Yep, it's one of those dice stats questions! Bonus XP for help from statisticians!

Say I need three sixes or more to succeed at a task. A difficult one, albeit.

What is my chance of success if I am rolling 5d6?

What is it when I roll 6d6, 7d6, and so so on?

 

[Muad'dib Pendragon]

AnyDice has your answer: output [count 6 in 3d6]

 

[Nagol]

Simplest way to calculate it is to take 1 - (not rolling at least three sixes) using the binomial theorem.

Chance of rolling 0 sixes = (5 / 6) ** number of dice * (number of dice choose zero which simplifies to 1)
Chance of rolling one 6 is (1/6) * (5/6) ** (number of dice - 1) * (number of dice choose 1 which simplifies to number of dice)
chance of rolling two 6s is (1/6)**2 * (5/6)**(number of dice - 2) * (number of dice choose 2) which simplifies to n * (n-1) / 2

 

[Oldtimer]

Here is a nice graph of it:

 

[Morrus]

Very helpful. Thank you guys!

 

[Henry]

That program is excellent training for Liar's Dice. Thank you for the info!

 

[tomBitonti]

Is that chart correct? At 18 dice, it seems that the odds should not be above 50 %.

Thx!
TomB

 

[Morrus]

This is what I got.

 

[Nagol]

Is that chart correct?
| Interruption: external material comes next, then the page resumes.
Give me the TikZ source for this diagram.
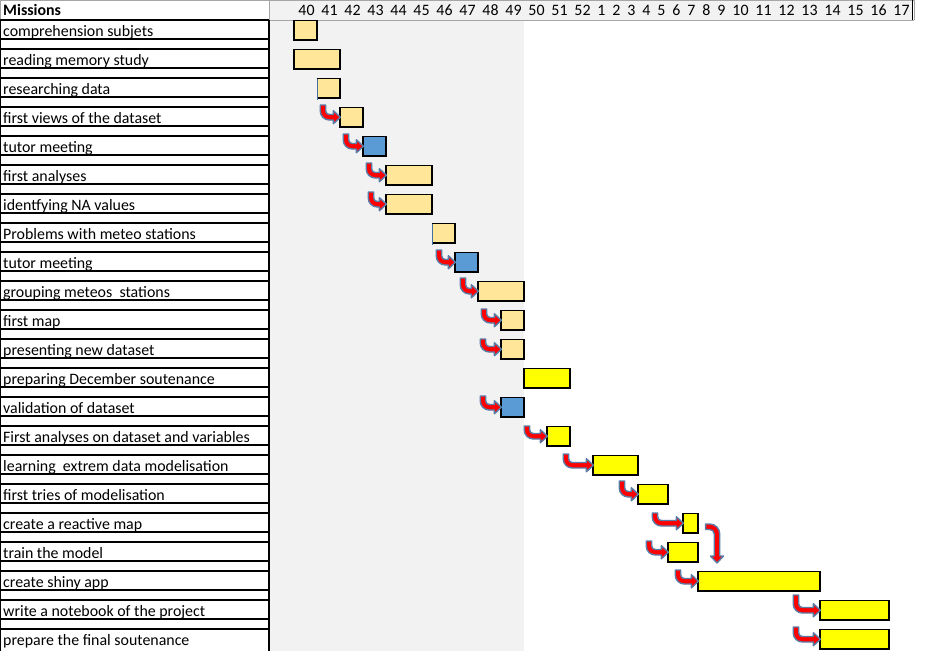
\documentclass[tikz,border=0pt]{standalone}
\usepackage{fontspec}
\setmainfont{Carlito}
\usetikzlibrary{calc}
\definecolor{orangebar}{HTML}{FFE699}
\definecolor{bluebar}{HTML}{5B9BD5}
\definecolor{yellowbar}{HTML}{FFFF00}
\definecolor{bgshade}{HTML}{F2F2F2}
\definecolor{gridgray}{HTML}{A6A6A6}
\definecolor{arrowedge}{HTML}{5A7DA8}
\definecolor{edgeblue}{HTML}{41719C}
\tikzset{
  barbox/.style={rectangle, draw=black, line width=1.2pt, inner sep=0pt, minimum height=19.5pt},
  ob/.style={fill=orangebar}, bb/.style={fill=bluebar}, yb/.style={fill=yellowbar},
  openleft/.style={draw=none, outer sep=0pt},
  tasklabel/.style={font=\fontsize{15.9}{18}\selectfont, inner sep=0pt, anchor=base west},
  weeklabel/.style={font=\fontsize{15.9}{18}\selectfont, inner sep=0pt, anchor=base},
  rowline/.style={line width=1.8pt, black},
  arrowbody/.style={fill=red, draw=arrowedge, line width=1.4pt, line join=round},
}
% bar: name, row, left, right, style
\newcommand\taskbar[5]{%
  \pgfmathsetmacro\bw{#4-#3}\pgfmathsetmacro\bx{(#3+#4)/2}\pgfmathsetmacro\by{30.25+29*#2}%
  \node[barbox,#5,minimum width=\bw pt] (#1) at (\bx,\by) {};}
% bent arrow: start coordinate -> target node (down then right)
\newcommand\bentarrow[2]{%
  \path[arrowbody] let \p1=(#1), \p2=(#2.west) in
  ({\x1-2.75pt},{\y1}) -- ({\x1-2.75pt},{\y2-2.75pt+9pt})
  .. controls ({\x1-2.75pt},{\y2-2.75pt+4.03pt}) and ({\x1-2.75pt+4.03pt},{\y2-2.75pt}) .. ({\x1-2.75pt+9pt},{\y2-2.75pt})
  -- ({\x2+1pt-7pt},{\y2-2.75pt}) -- ({\x2+1pt-7pt},{\y2-6.5pt}) -- ({\x2+1pt},{\y2}) -- ({\x2+1pt-7pt},{\y2+6.5pt}) -- ({\x2+1pt-7pt},{\y2+2.75pt})
  -- ({\x1-2.75pt+9pt},{\y2+2.75pt})
  .. controls ({\x1-2.75pt+9pt-1.93pt},{\y2+2.75pt}) and ({\x1+2.75pt},{\y2-2.75pt+9pt-1.93pt}) .. ({\x1+2.75pt},{\y2-2.75pt+9pt})
  -- ({\x1+2.75pt},{\y1}) -- cycle;}
\begin{document}
\begin{tikzpicture}[x=1pt,y=-1pt]
\useasboundingbox (0,0) rectangle (935,651);
\fill[white] (0,0) rectangle (935,651);
% shaded areas
\fill[bgshade] (269,0) rectangle (912,20);
\fill[bgshade] (269,20) rectangle (524,651);
% header borders
\draw[gridgray, line width=0.8pt] (0,0.4) -- (914,0.4);
\draw[gridgray, line width=0.8pt] (269,20) -- (914,20);
\draw[gridgray, line width=0.8pt] (914,0) -- (914,20);
\draw[black, line width=1pt] (912,0) -- (912,20);
\draw[gridgray, line width=0.8pt] (269,0) -- (269,20);
\draw[gridgray, line width=0.8pt] (0.4,0) -- (0.4,20);
% left column rules
\draw[black, line width=1pt] (0.5,20) -- (0.5,651);
\draw[black, line width=1.6pt] (269,20) -- (269,651);
\foreach \k in {0,...,21} \draw[rowline] (0,{20+29*\k}) -- (269,{20+29*\k});
\foreach \k in {0,...,20} \draw[rowline] (0,{39+29*\k}) -- (269,{39+29*\k});
% header texts
\node[tasklabel, font=\fontsize{15.9}{18}\selectfont\bfseries] (missions) at (3,15) {Missions};
\foreach \w/\cx in {40/306.5,41/329.5,42/352.5,43/375.5,44/398.5,45/421.5,46/444.5,47/467.5,48/490.5,49/513.5,50/536.5,51/559.5,52/582.5,1/601.5,2/616.5,3/631.5,4/646.5,5/661.5,6/676.5,7/691.5,8/706.5,9/721.5,10/740.5,11/763.5,12/786.5,13/809.5,14/832.5,15/855.5,16/878.5,17/901.5}
  \node[weeklabel] (w\w) at (\cx,15) {\w};
% task names
\foreach \t [count=\k from 0] in {comprehension subjets, reading memory study, researching data, first views of the dataset, tutor meeting, first analyses, identfying NA values, Problems with meteo stations, tutor meeting, grouping meteos\ \ stations, first map, presenting new dataset, preparing December soutenance, validation of dataset, First analyses on dataset and variables, learning\ \ extrem data modelisation, first tries of modelisation, create a reactive map, train the model, create shiny app, write a notebook of the project, prepare the final soutenance}
  \node[tasklabel] (t\k) at (3,{36+29*\k}) {\t};
% bars
\taskbar{b0}{0}{294}{317}{ob}
\taskbar{b1}{1}{294}{340}{ob}
\taskbar{b2}{2}{317}{340}{ob,openleft}
\taskbar{b3}{3}{340}{363}{ob}
\taskbar{b4}{4}{363}{386}{bb}
\taskbar{b5}{5}{386}{432}{ob}
\taskbar{b6}{6}{386}{432}{ob}
\taskbar{b7}{7}{432}{455}{ob,openleft}
\taskbar{b8}{8}{455}{478}{bb}
\taskbar{b9}{9}{478}{524}{ob}
\taskbar{b10}{10}{501}{524}{ob}
\taskbar{b11}{11}{501}{524}{ob}
\taskbar{b12}{12}{524}{570}{yb}
\taskbar{b13}{13}{501}{524}{bb}
\taskbar{b14}{14}{547}{570}{yb}
\taskbar{b15}{15}{593}{638}{yb}
\taskbar{b16}{16}{638}{668}{yb}
\taskbar{b17}{17}{683}{698}{yb}
\taskbar{b18}{18}{668}{698}{yb}
\taskbar{b19}{19}{698}{820}{yb}
\taskbar{b20}{20}{820}{889}{yb}
\taskbar{b21}{21}{820}{889}{yb}
\draw[black, line width=1.2pt] (b2.north west) -- (b2.north east) -- (b2.south east) -- (b2.south west);
\draw[edgeblue, line width=0.9pt] (b2.north west) -- ([yshift=-2pt]b2.south west);
\draw[black, line width=1.2pt] (b7.north west) -- (b7.north east) -- (b7.south east) -- (b7.south west);
\draw[edgeblue, line width=0.9pt] (b7.north west) -- ([yshift=-2pt]b7.south west);
% arrow start points
\coordinate (a3) at (323,105);
\coordinate (a4) at (346,134);
\coordinate (a5) at (369,163);
\coordinate (a6) at (371,192);
\coordinate (a8) at (439,250);
\coordinate (a9) at (463,278);
\coordinate (a10) at (484,309);
\coordinate (a11) at (483,339);
\coordinate (a13) at (483,396);
\coordinate (a14) at (527,426);
\coordinate (a15) at (566,454);
\coordinate (a16) at (622,481);
\coordinate (a17) at (655,513);
\coordinate (a18) at (649,541);
\coordinate (a19) at (678,570);
\coordinate (a20) at (796,595);
\coordinate (a21) at (796,627);
\bentarrow{a3}{b3}
\bentarrow{a4}{b4}
\bentarrow{a5}{b5}
\bentarrow{a6}{b6}
\bentarrow{a8}{b8}
\bentarrow{a9}{b9}
\bentarrow{a10}{b10}
\bentarrow{a11}{b11}
\bentarrow{a13}{b13}
\bentarrow{a14}{b14}
\bentarrow{a15}{b15}
\bentarrow{a16}{b16}
\bentarrow{a17}{b17}
\bentarrow{a18}{b18}
\bentarrow{a19}{b19}
\bentarrow{a20}{b20}
\bentarrow{a21}{b21}
% right then down arrow
\coordinate (vs) at ([xshift=7pt,yshift=-3.5pt]b17.east);
\coordinate (vt) at (717,563);
\path[arrowbody] let \p1=(vs), \p2=(vt) in
  ({\x1},{\y1+2.75pt}) -- ({\x2+2.75pt-10pt},{\y1+2.75pt})
  .. controls ({\x2+2.75pt-4.48pt},{\y1+2.75pt}) and ({\x2+2.75pt},{\y1+2.75pt-4.48pt}) .. ({\x2+2.75pt},{\y1+2.75pt-10pt})
  -- ({\x2+2.75pt},{\y2+7pt}) -- ({\x2+6.5pt},{\y2+7pt}) -- ({\x2},{\y2}) -- ({\x2-6.5pt},{\y2+7pt}) -- ({\x2-2.75pt},{\y2+7pt})
  -- ({\x2-2.75pt},{\y1+2.75pt-10pt})
  .. controls ({\x2-2.75pt},{\y1+2.75pt-10pt+2.48pt}) and ({\x2+2.75pt-10pt+2.48pt},{\y1-2.75pt}) .. ({\x2+2.75pt-10pt},{\y1-2.75pt})
  -- ({\x1},{\y1-2.75pt}) -- cycle;
\end{tikzpicture}
\end{document}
At 18 dice, it seems that the odds should not be above 50 %.

Thx!
TomB

The chance of getting at least 3 sixes on 18 dice is about 59.7%

P = 1 - [ power(5/6,18) + power(5/6,17) * (1/6) * 18 + power( 5/6, 16) * power(1/6,2) * 18 * 17 / 2 ]
~= 1 - [ 0.037 + 0.135 + 0.23 ]
~= 0.598 (with rounding errors; it's closer to 0.597)

 

[tomBitonti]

Ah, ok, I see where I went wrong. With 18 rolls, the expected number of 6's is 3. But that doesn't mean 100% chance of success, since a lot of rolls have more than 3 sixes. I turned that 100% into 50% and thought the chance should be less than 50%. (Easier to think about with n d2 looking for n/2 2's.)

Thx
TomB